Margins of Adjustment—Again

February 24, 2021
 
I posted about my student's paper on non-employment margins of adjustment before I'd seen Jeffrey Clemens' paper on the same topic. In the context of the minimum wage, Clemens' paper invites us to re-capture the "old learning" when process and property rights thinking formed the core of economists' approach to understanding markets. He writes:
In response to a minimum wage increase, a firm might adjust its noncash compensation offerings. Academics and their employers, for example, contract over the generosity of benefits including health insurance, pensions, research budgets, and travel budgets.
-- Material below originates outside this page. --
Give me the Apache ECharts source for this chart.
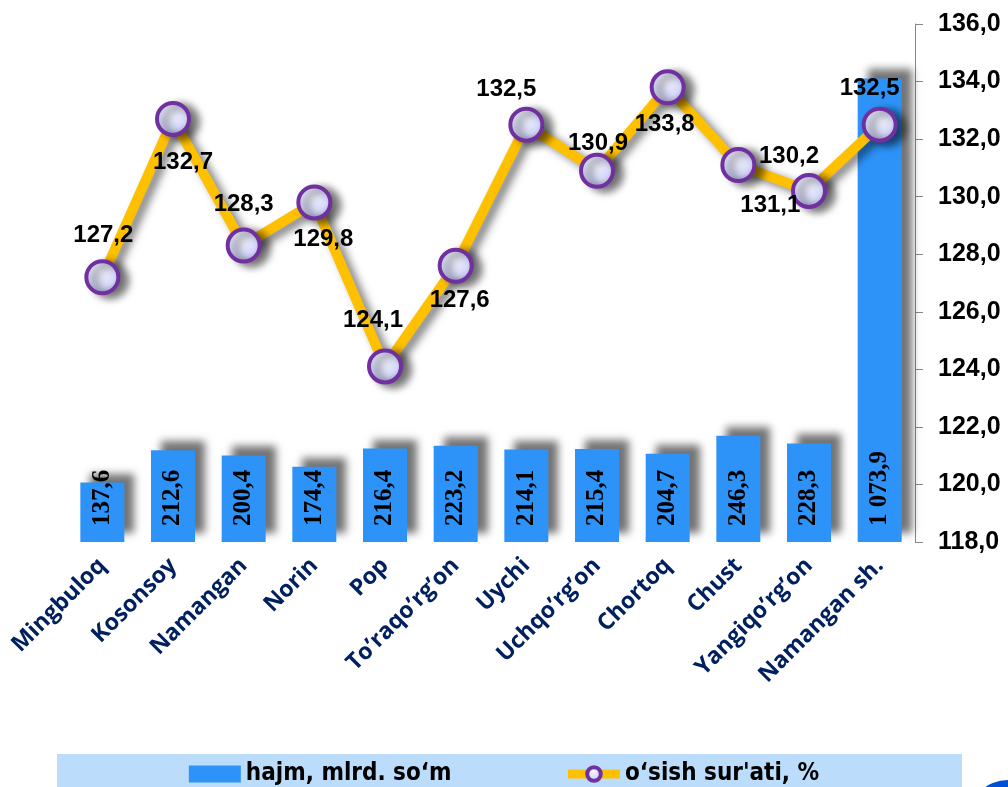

Across all US workers, the US Bureau of Labor Statistics (2020b) documents that wages and salaries account for roughly 70 percent of total compensation costs. Benefits including health insurance, paid leave, and pensions account for much of the rest.
In addition to changing noncash compensation, employers may adjust job attributes like effort requirements, schedule flexibility, and training opportunities in response to changes in minimum wages. Positive aspects of jobs are often referred to as “non-compensation amenities,” while negatives are known as disamenities. Conceptually, a firm facing minimum wage increases might seek to offset some of the increase in costs by raising productive disamenities (like effort requirements) and reducing unproductive amenities (like the quality of office furniture).
An opening for future research would attempt to explain variation in the margins of adjustment in the face of price controls.